All of the estate proceeds will be directed to a dozen philanthropies Peggy and David Rockefeller supported during their lifetimes.

The money will go towards continuing scientific research, higher education, support for the arts, sustainable economic development, and land conservation initiatives, among others.

Marc Porter, Christie’s chairman, Americas, said: “This rich and diverse collection of fine and decorative art is unified by Peggy and David Rockefeller’s love of beauty and their unerring eye for exceptional quality and craftsmanship in design.

“The size and scope of this great collection has inspired us to innovate new approaches to our traditional sale model and leverage our world-class online sale platform as only Christie’s can.
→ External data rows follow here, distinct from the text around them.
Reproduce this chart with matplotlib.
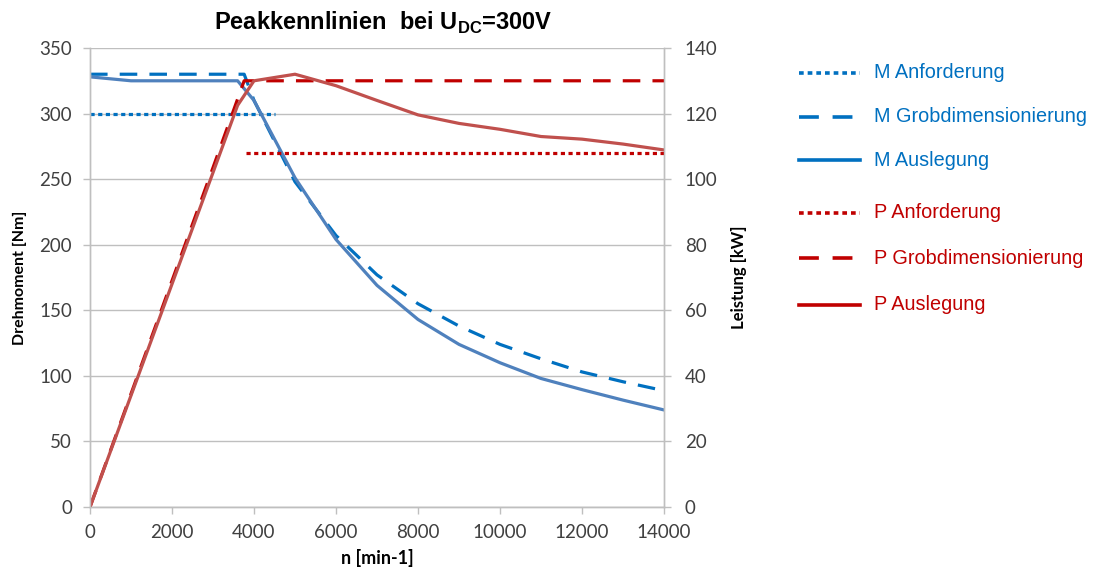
import matplotlib
matplotlib.use("Agg")
import matplotlib.pyplot as plt
from matplotlib.lines import Line2D

plt.rcParams['mathtext.fontset'] = 'custom'
plt.rcParams['mathtext.rm'] = 'Liberation Sans'
plt.rcParams['mathtext.bf'] = 'Liberation Sans:bold'

# ---- data ----
n_anf_M = [0, 4500]
M_anf = [300, 300]
n_grob = [0, 1000, 2000, 3000, 3760, 4000, 5000, 6000, 7000, 8000, 9000, 10000, 11000, 12000, 13000, 14000]
M_grob = [330, 330, 330, 330, 330, 310, 248, 207, 177, 155, 138, 124, 113, 103, 95.5, 88.7]
P_grob = [0, 34.5, 69, 103.5, 130, 130, 130, 130, 130, 130, 130, 130, 130, 130, 130, 130]
n_aus = [0, 1000, 2000, 3000, 3600, 4000, 5000, 6000, 7000, 8000, 9000, 10000, 11000, 12000, 13000, 14000]
M_aus = [328, 325, 325, 325, 325, 310, 251, 204, 169, 143, 124, 110, 98, 89.5, 81.5, 74]
P_aus = [0, 34, 68, 102, 122.5, 130, 132, 128.5, 124, 119.6, 117, 115.2, 113, 112.2, 110.7, 108.9]
n_anf_P = [3800, 14000]
P_anf = [108, 108]

labels = ["M Anforderung", "M Grobdimensionierung", "M Auslegung",
          "P Anforderung", "P Grobdimensionierung", "P Auslegung"]

x_ticks = [0, 2000, 4000, 6000, 8000, 10000, 12000, 14000]
yl_ticks = [0, 50, 100, 150, 200, 250, 300, 350]
yr_ticks = [0, 20, 40, 60, 80, 100, 120, 140]

BLUE = '#0070C0'
BLUE_S = '#4F81BD'
RED = '#C00000'
RED_S = '#C0504D'
GRID = '#BFBFBF'
TXT = '#404040'

dot = (0, (1.3, 1.1))
dash = (0, (5.5, 3.8))
lw = 2.3

fig = plt.figure(figsize=(10.93, 5.67), dpi=100)
ax = fig.add_axes([90/1093, 60/567, 574/1093, 459/567])
ax2 = ax.twinx()

ax.plot(n_anf_M, M_anf, color=BLUE, lw=lw, linestyle=dot, dash_capstyle='butt')
ax.plot(n_grob, M_grob, color=BLUE, lw=lw, linestyle=dash, dash_capstyle='butt')
ax.plot(n_aus, M_aus, color=BLUE_S, lw=lw)
ax2.plot(n_anf_P, P_anf, color=RED, lw=lw, linestyle=dot, dash_capstyle='butt')
ax2.plot(n_grob, P_grob, color=RED, lw=lw, linestyle=dash, dash_capstyle='butt')
ax2.plot(n_aus, P_aus, color=RED_S, lw=lw)

ax.set_xlim(0, 14000)
ax.set_ylim(0, 350)
ax2.set_ylim(0, 140)
ax.set_xticks(x_ticks)
ax.set_yticks(yl_ticks)
ax2.set_yticks(yr_ticks)
tfs = 13.5
ax.set_xticklabels([str(v) for v in x_ticks], fontfamily='Lato', fontsize=tfs, color=TXT)
ax.set_yticklabels([str(v) for v in yl_ticks], fontfamily='Lato', fontsize=tfs, color=TXT)
ax2.set_yticklabels([str(v) for v in yr_ticks], fontfamily='Lato', fontsize=tfs, color=TXT)

ax.grid(axis='y', color=GRID, lw=1)
ax.set_axisbelow(True)
for a in (ax, ax2):
    a.spines['top'].set_visible(False)
    for s in ('left', 'right', 'bottom'):
        a.spines[s].set_color(GRID)
        a.spines[s].set_linewidth(1)
    a.tick_params(axis='both', colors=GRID, labelcolor=TXT, length=5, width=1, direction='out')
ax.tick_params(axis='x', pad=7)
ax.tick_params(axis='y', pad=8)
ax2.tick_params(axis='y', pad=10)

ax.set_xlabel("n [min-1]", fontfamily='Lato', fontweight='bold', fontsize=13, labelpad=6)
ax.set_ylabel("Drehmoment [Nm]", fontfamily='Lato', fontweight='bold', fontsize=11.5, labelpad=9)
ax2.set_ylabel("Leistung [kW]", fontfamily='Lato', fontweight='bold', fontsize=12, labelpad=10, rotation=90)

fig.text(383/1093, 1 - 23/567, r'Peakkennlinien  bei U$_{\mathbf{DC}}$=300V',
         ha='center', va='center', fontfamily='Liberation Sans', fontweight='bold', fontsize=17)

# legend (manual)
styles = [(BLUE, dot), (BLUE, dash), (BLUE, '-'), (RED, dot), (RED, dash), (RED, '-')]
ys = [73, 117, 160, 213, 258, 305]
for (c, ls), y, lab in zip(styles, ys, labels):
    yf = 1 - y/567
    fig.add_artist(Line2D([799/1093, 860/1093], [yf, yf], color=c, lw=2.6, linestyle=ls,
                          dash_capstyle='butt', transform=fig.transFigure))
    fig.text(874/1093, yf, lab, color=c, fontfamily='Liberation Sans', fontsize=14.3,
             ha='left', va='center')

fig.savefig('out.png', dpi=100)
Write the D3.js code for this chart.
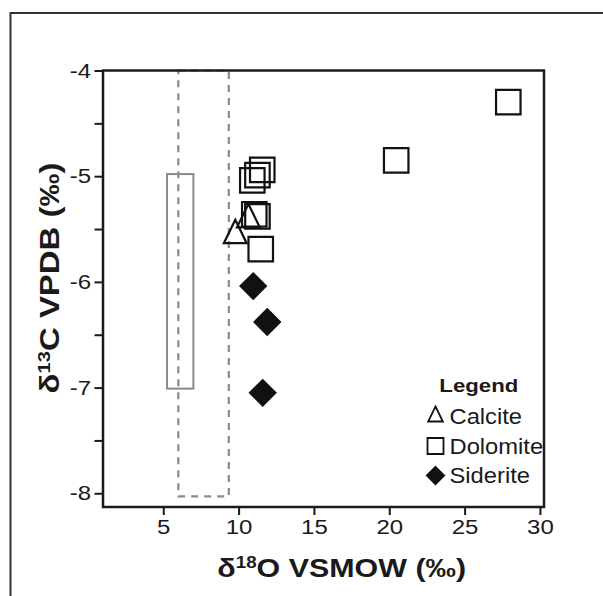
<!DOCTYPE html>
<html>
<head>
<meta charset="utf-8">
<script src="https://cdn.jsdelivr.net/npm/d3@7"></script>
<style>
  body { margin: 0; background: #fff; }
  svg text { font-family: "Liberation Sans", Arial, sans-serif; fill: #1a1a1a; }
</style>
</head>
<body>
<svg id="chart" width="603" height="596"></svg>
<script>
// datos (δ18O VSMOW, δ13C VPDB)
const calciteX  = [9.78, 10.65];
const calciteY  = [-5.56, -5.41];
const dolomiteX = [11.57, 11.25, 10.91, 11.04, 11.25, 11.47, 20.46, 27.9];
const dolomiteY = [-4.94, -4.99, -5.04, -5.36, -5.38, -5.69, -4.85, -4.30];
const sideriteX = [10.97, 11.90, 11.60];
const sideriteY = [-6.04, -6.38, -7.05];

// cajas de referencia [x0, x1, y0, y1]
const solidBox  = [5.25, 7.0, -7.01, -4.98];
const dashedBox = [6.0, 9.35, -8.03, -4.0];

const xTicks = [5, 10, 15, 20, 25, 30];
const yTicks = [-8, -7.5, -7, -6.5, -6, -5.5, -5, -4.5, -4];
const yLabels = [-8, -7, -6, -5, -4];
const legendLabels = ["Calcite", "Dolomite", "Siderite"];

const svg = d3.select("#chart");
const SX = 1.17;   // el original tiene el texto algo ensanchado

// marco exterior
svg.append("rect")
  .attr("x", 10.5).attr("y", 13).attr("width", 640).attr("height", 640)
  .attr("fill", "none").attr("stroke", "#333").attr("stroke-width", 2);

const x = d3.scaleLinear().domain([1, 30.27]).range([103, 544]);
const y = d3.scaleLinear().domain([-8.13, -4]).range([507, 70.5]);

// cajas
svg.append("rect")
  .attr("x", x(solidBox[0])).attr("y", y(solidBox[3]))
  .attr("width", x(solidBox[1]) - x(solidBox[0]))
  .attr("height", y(solidBox[2]) - y(solidBox[3]))
  .attr("fill", "none").attr("stroke", "#8a8a8a").attr("stroke-width", 2);
svg.append("rect")
  .attr("x", x(dashedBox[0])).attr("y", y(dashedBox[3]))
  .attr("width", x(dashedBox[1]) - x(dashedBox[0]))
  .attr("height", y(dashedBox[2]) - y(dashedBox[3]))
  .attr("fill", "none").attr("stroke", "#8a8a8a").attr("stroke-width", 2.2)
  .attr("stroke-dasharray", "7,6");

// ejes
const gx = svg.append("g").attr("transform", `translate(0,${y.range()[0]})`)
  .call(d3.axisBottom(x).tickValues(xTicks).tickSize(8).tickSizeOuter(0).tickPadding(4));
const gy = svg.append("g").attr("transform", `translate(${x.range()[0]},0)`)
  .call(d3.axisLeft(y).tickValues(yTicks).tickSize(8.5).tickSizeOuter(0)
    .tickFormat(d => yLabels.includes(d) ? d : ""));

[gx, gy].forEach(g => {
  g.select(".domain").remove();
  g.selectAll(".tick line").attr("stroke", "#1a1a1a").attr("stroke-width", 2);
  g.selectAll(".tick text").attr("font-size", 20.5).attr("fill", "#1a1a1a")
    .style("font-family", "'Liberation Sans', Arial, sans-serif");
});
gx.selectAll(".tick text").attr("transform", `scale(${SX},1)`);
gy.selectAll(".tick text").attr("x", -12 / SX).attr("transform", `scale(${SX},1)`);

// marco del gráfico
svg.append("rect")
  .attr("x", x.range()[0]).attr("y", y.range()[1])
  .attr("width", x.range()[1] - x.range()[0])
  .attr("height", y.range()[0] - y.range()[1])
  .attr("fill", "none").attr("stroke", "#1a1a1a").attr("stroke-width", 2.5);

// símbolos
const triangle = { draw(ctx, size) {
  const s = Math.sqrt(size);
  ctx.moveTo(0, -2 * s / 3); ctx.lineTo(s * 0.49, s / 3); ctx.lineTo(-s * 0.49, s / 3); ctx.closePath();
}};
const diamond = { draw(ctx, size) {
  const r = Math.sqrt(size) / 2;
  ctx.moveTo(0, -r); ctx.lineTo(r, 0); ctx.lineTo(0, r); ctx.lineTo(-r, 0); ctx.closePath();
}};

function plotSeries(xs, ys, type, size, fill) {
  svg.append("g").selectAll("path").data(xs).join("path")
    .attr("transform", (d, i) => `translate(${x(d)},${y(ys[i])})`)
    .attr("d", d3.symbol().type(type).size(size))
    .attr("fill", fill).attr("stroke", "#111").attr("stroke-width", 2.2);
}
plotSeries(dolomiteX, dolomiteY, d3.symbolSquare, 600, "none");
plotSeries(calciteX, calciteY, triangle, 543, "none");
plotSeries(sideriteX, sideriteY, diamond, 640, "#111");

// títulos de ejes
const xt = svg.append("text")
  .attr("transform", `translate(341.7,576.5) scale(${SX},1)`)
  .attr("text-anchor", "middle").attr("font-size", 26).attr("font-weight", "bold");
xt.append("tspan").text("δ");
xt.append("tspan").attr("font-size", 16).attr("dy", -9).text("18");
xt.append("tspan").attr("dy", 9).text("O VSMOW (‰)");

const yt = svg.append("text")
  .attr("transform", `translate(59,278) rotate(-90) scale(1.22,1)`)
  .attr("text-anchor", "middle").attr("font-size", 27).attr("font-weight", "bold");
yt.append("tspan").text("δ");
yt.append("tspan").attr("font-size", 16.5).attr("dy", -9.5).text("13");
yt.append("tspan").attr("dy", 9.5).text("C VPDB (‰)");

// leyenda
const leg = svg.append("g");
leg.append("text").attr("transform", `translate(478.8,391.5) scale(${SX},1)`)
  .attr("text-anchor", "middle").attr("font-size", 19).attr("font-weight", "bold")
  .text("Legend");
const legTypes = [triangle, d3.symbolSquare, diamond];
const legSizes = [225, 256, 300];
const legFills = ["none", "none", "#111"];
const legRows = [416.5, 446, 475.5];
legendLabels.forEach((lab, i) => {
  leg.append("path")
    .attr("transform", `translate(435.5,${legRows[i]})`)
    .attr("d", d3.symbol().type(legTypes[i]).size(legSizes[i]))
    .attr("fill", legFills[i]).attr("stroke", "#111").attr("stroke-width", 1.8);
  leg.append("text").attr("transform", `translate(449.5,${legRows[i] + 7.8}) scale(1.08,1)`)
    .attr("font-size", 22).text(lab);
});
</script>
</body>
</html>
“The result is a dynamic week of saleroom auctions, including not one but two evening sales of masterworks from European, American and Latin American artists and a stellar offering of decorative arts across a range of categories.

“Our online sale, which is organised along the themes and motifs that resonated most with Peggy and David Rockefeller, brings this Collection to life in a fresh and exciting way, and is designed to make it both easy and enjoyable for collectors from all around the world to participate in this singular philanthropic event.”

David Rockefeller was the last surviving grandson of John D. Rockefeller, the industrialist who was one of America’s first billionaires.

He married Peggy in 1940 and they remained together until her death in 1996.

In 2010, David signed the Giving Pledge, confirming his plans to direct the majority of his personal wealth towards philanthropy.